I recently spent some time in central California. The grape vines there had just begun to turn green with leaves, but I did not see one farmer out in the fields saying to his plants: “C’mon, now! Grow some grapes!” Why not? Well, no matter how much a farmer talks to a branch on a grape-vine, no amount of coaxing, pleading or demanding can get it to produce good fruit.

Just as nature does not work this way, so nothing can be done to make us spiritually alive, despite what many religions teach. In other words, you cannot successfully coax, plead or demand that people become good and fruit-producing people. No, something must be done first to make them into good branches that produce good fruit.

Jesus said to His disciples: “Abide in Me, and I in you. As the branch cannot bear fruit of itself, unless it abides in the vine, neither can you, unless you abide in Me. I am the Vine, you are the branches. He who abides in Me, and I in him, bears much fruit; for without Me you can do nothing” (John 15:4-5). It is Jesus who does the work of making His people into this kind of fruitful branch, otherwise they have no hope, no matter how many “sinners’ prayers” they say or “decisions for Christ” they have made.

So how are sinners made into good, fruit-bearing branches who give God all the glory? Jesus told His disciples: “You are already clean because of the WORD which I have spoken to you” (John 15:3). It is the Word of God—not the fruits you produce—that makes you ready to be grafted on the Vine and only then to produce those good fruits. The Holy Spirit works through God’s Word to convert you, to make you into new plants which then are grafted into Jesus. Hence we confess in the Small Catechism: “I cannot by my own reason or strength believe in Jesus Christ my Lord nor come to Him; but the Holy Ghost has called me by the Gospel.”

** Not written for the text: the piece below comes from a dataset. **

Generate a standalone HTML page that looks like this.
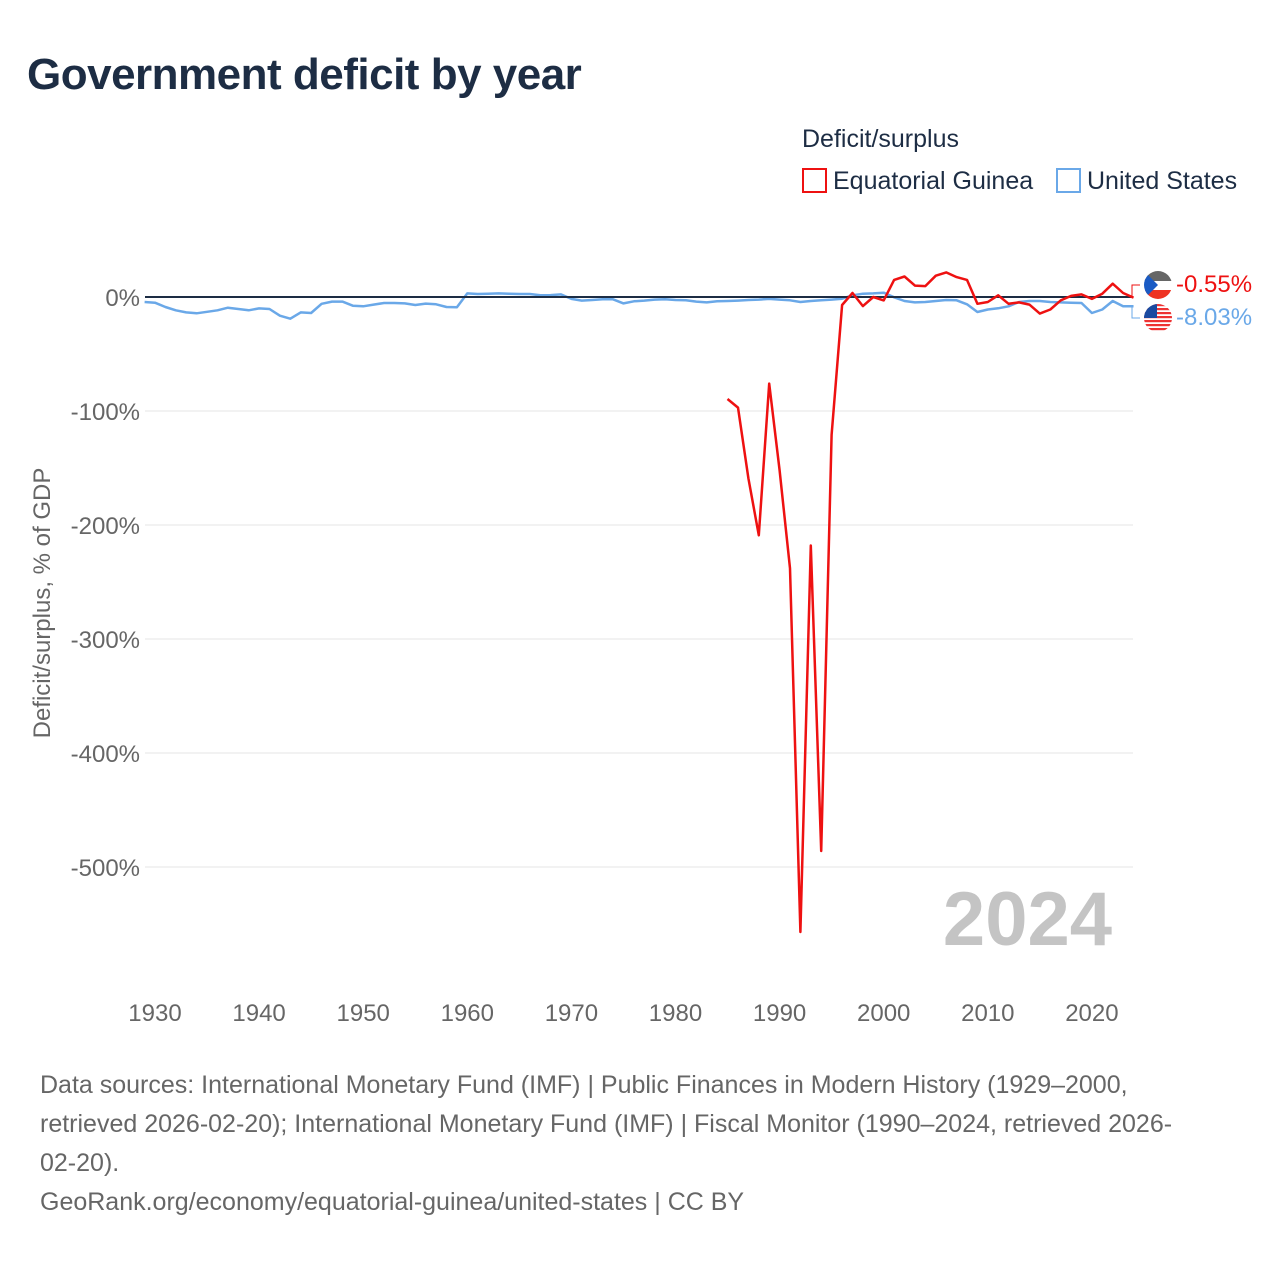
<!DOCTYPE html>
<html><head><meta charset="utf-8">
<style>
body{margin:0;background:#fff;font-family:"Liberation Sans",sans-serif;}
#wrap{position:relative;width:1280px;height:1280px;overflow:hidden;}
h1{position:absolute;left:27px;top:50px;margin:0;font-size:44px;font-weight:bold;color:#1d2d44;letter-spacing:-0.5px;}
.src{position:absolute;left:40px;top:1066px;width:1220px;font-size:25px;line-height:39px;color:#666;white-space:nowrap;}
</style></head>
<body><div id="wrap">
<h1>Government deficit by year</h1>
<svg id="chart" width="1280" height="1280" style="position:absolute;left:0;top:0"></svg>
<div class="src">Data sources: International Monetary Fund (IMF) | Public Finances in Modern History (1929–2000,<br>retrieved 2026-02-20); International Monetary Fund (IMF) | Fiscal Monitor (1990–2024, retrieved 2026-<br>02-20).<br>GeoRank.org/economy/equatorial-guinea/united-states | CC BY</div>
</div>
<script>
const usStart = 1929;
const usValues = [-4.4,-5,-8.8,-11.7,-13.5,-14.3,-13,-11.7,-9.4,-10.5,-11.7,-10,-10.5,-16.4,-19,-13.5,-14,-6,-4,-4,-7.6,-8.2,-6.7,-5.3,-5.3,-5.6,-7,-5.8,-6.4,-8.8,-9,3.2,2.6,2.9,3.2,2.9,2.6,2.6,1.5,1.7,2.3,-1.7,-3.2,-2.6,-2,-2,-5.6,-3.8,-3.2,-2.3,-2,-2.6,-2.9,-4,-4.7,-3.8,-3.5,-3.2,-2.6,-2.3,-1.7,-2.3,-2.9,-4.4,-3.5,-2.9,-2.3,-1.5,1.5,2.9,3.2,3.8,-0.3,-3.5,-4.7,-4.4,-3.5,-2.6,-2.9,-6.4,-13.2,-11,-9.9,-8.2,-4.4,-3.5,-3.5,-4.4,-4.7,-5,-5.3,-14,-11,-3.5,-8.2,-8.03];
const gqStart = 1985;
const gqValues = [-89.5,-97,-159,-209,-76,-152,-238,-557,-218,-486,-121,-7,3.5,-8,0,-3,15,18,10,9.6,18.7,21.6,17.5,15,-6,-4.4,1.5,-6,-4.7,-6.7,-14.6,-11,-3,1,2.3,-1.7,2.9,11.7,3.5,-0.55];
const yTicks = [0,-100,-200,-300,-400,-500];
const xTicks = [1930,1940,1950,1960,1970,1980,1990,2000,2010,2020];

const svg = document.getElementById('chart');
const NS = 'http://www.w3.org/2000/svg';
const X = y => 155 + (y - 1930) * 10.41;
const Y = v => 297 - v * 1.14;
function mk(tag, attrs, parent){const e=document.createElementNS(NS,tag);for(const k in attrs)e.setAttribute(k,attrs[k]);(parent||svg).appendChild(e);return e;}

yTicks.forEach(t=>{
  if(t!==0){const g=mk('line',{x1:145,x2:1133,y1:Y(t),y2:Y(t),stroke:'#e6e6e6','stroke-width':1});
  
  }
  const l=mk('text',{x:140,y:Y(t)+9,'text-anchor':'end','font-size':24,fill:'#666','font-family':'Liberation Sans'});
  l.textContent=t+'%';
  
  
});
xTicks.forEach(t=>{
  const l=mk('text',{x:X(t),y:1021,'text-anchor':'middle','font-size':24,fill:'#666','font-family':'Liberation Sans'});
  l.textContent=t;
  
  
});
const yt=mk('text',{x:0,y:0,transform:'translate(50,603) rotate(-90)','text-anchor':'middle','font-size':24,fill:'#666','font-family':'Liberation Sans'});
yt.textContent='Deficit/surplus, % of GDP';



const yr=mk('text',{x:1112,y:945,'text-anchor':'end','font-size':76,'font-weight':'bold',fill:'#c4c4c4','font-family':'Liberation Sans'});
yr.textContent='2024';



function series(start, vals, color, name){
  const d=vals.map((v,i)=>(i?'L':'M')+X(start+i).toFixed(1)+' '+Y(v).toFixed(1)).join(' ');
  const p=mk('path',{d:d,fill:'none',stroke:color,'stroke-width':2.5,'stroke-linejoin':'round'});
  
  
}
series(usStart,usValues,'#6aa8e8','us-line');
const z=mk('line',{x1:145,x2:1133,y1:Y(0),y2:Y(0),stroke:'#1d2d44','stroke-width':2});


series(gqStart,gqValues,'#ee1111','equatorial-guinea-line');

const gqEnd=gqValues[gqValues.length-1], usEnd=usValues[usValues.length-1];
const c1=mk('path',{d:`M${X(2024)} ${Y(gqEnd)} H1132 V285 H1140`,fill:'none',stroke:'#ee1111','stroke-width':1});


const c2=mk('path',{d:`M${X(2024)} ${Y(usEnd)} H1132 V318 H1140`,fill:'none',stroke:'#6aa8e8','stroke-width':1});


const f1=mk('g',{});


mk('clipPath',{id:'cp1'},f1);mk('circle',{cx:1158,cy:285,r:14},document.getElementById('cp1'));
const g1=mk('g',{'clip-path':'url(#cp1)'},f1);
mk('rect',{x:1144,y:271,width:28,height:10,fill:'#666'},g1);
mk('rect',{x:1144,y:281,width:28,height:9,fill:'#fff'},g1);
mk('rect',{x:1144,y:290,width:28,height:10,fill:'#e32'},g1);
mk('path',{d:'M1144 271 L1158 285 L1144 299 Z',fill:'#1a5bc4'},g1);
const f2=mk('g',{});


mk('clipPath',{id:'cp2'},f2);mk('circle',{cx:1158,cy:318,r:14},document.getElementById('cp2'));
const g2=mk('g',{'clip-path':'url(#cp2)'},f2);
for(let i=0;i<7;i++)mk('rect',{x:1144,y:304+i*4,width:28,height:2.2,fill:'#e33'},g2);
mk('rect',{x:1144,y:304,width:13,height:14,fill:'#1a4aa0'},g2);
const l1=mk('text',{x:1176,y:292,'font-size':24,fill:'#ee1111','font-family':'Liberation Sans'});
l1.textContent=gqEnd.toFixed(2)+'%';


const l2=mk('text',{x:1176,y:325,'font-size':24,fill:'#6aa8e8','font-family':'Liberation Sans'});
l2.textContent=usEnd.toFixed(2)+'%';



const lt=mk('text',{x:802,y:147,'font-size':25,fill:'#1d2d44','font-family':'Liberation Sans'});
lt.textContent='Deficit/surplus';


[[803,'#ee1111','Equatorial Guinea','legend-entry-gq'],[1057,'#6aa8e8','United States','legend-entry-us']].forEach(e=>{
  const g=mk('g',{});
  
  
  mk('rect',{x:e[0],y:169,width:23,height:23,fill:'none',stroke:e[1],'stroke-width':2},g);
  const t=mk('text',{x:e[0]+30,y:189,'font-size':25,fill:'#1d2d44','font-family':'Liberation Sans'},g);
  t.textContent=e[2];
});
</script>
</body></html>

When the Holy Spirit unites us with Jesus, we receive from Him the life-giving and life-producing “sap” to grow in faith and life, to grow the good works which reveal how God has saved us and still continues to help us. For the believer, this first happened when he was washed clean with the waters of holy baptism from all filthiness of the flesh and spirit just as St. Paul said (2 Corinthians 7:1). The Holy Spirit continues to work in the believer when his sins are forgiven and when he eats and drinks the body and blood of his crucified and risen Savior Jesus Christ in His holy Supper.

Thus, a church is truly Christian which teaches as we confess in the Augsburg Confession: “But without the grace, help, and activity of the Holy Spirit man is not capable of making himself acceptable to God, of fearing God and believing in God with his whole heart, or of expelling inborn evil lusts from his heart” (Article 18).

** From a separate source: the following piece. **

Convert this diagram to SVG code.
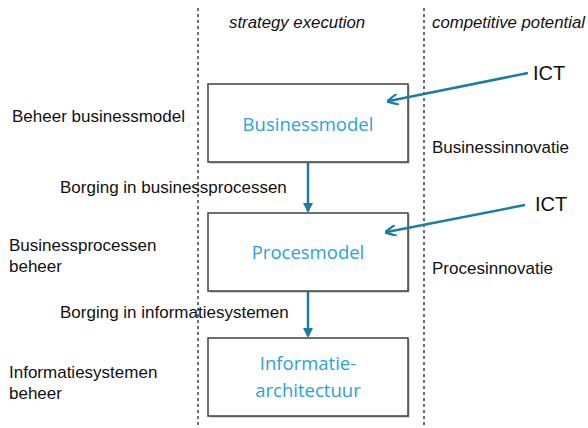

Neither the grape branches nor the farmer can produce good fruits by what they desire or demand. In the spiritual realm, the Holy Spirit produces fruit through the message of the Gospel. The Gospel tells you that Jesus has done everything to save you from sin and it gives you the wonderful works of God—faith, forgiveness, joy, and the fruits of faith. It also enables God to work in you both to will and to do of His good will. St. Peter said to the crowd on that first Pentecost, “Repent, and let every one of you be baptized in the name of Jesus Christ for the remission of sins; and you shall receive the gift of the Holy Spirit” (Acts 2:38). Through baptism the Holy Spirit grafted believers on to the “Vine” so that, as Jesus said, “He who abides in Me, and I in him, bears much fruit.”

Jim Braun is pastor of Christ Lutheran Church in Klamath Falls, Oregon.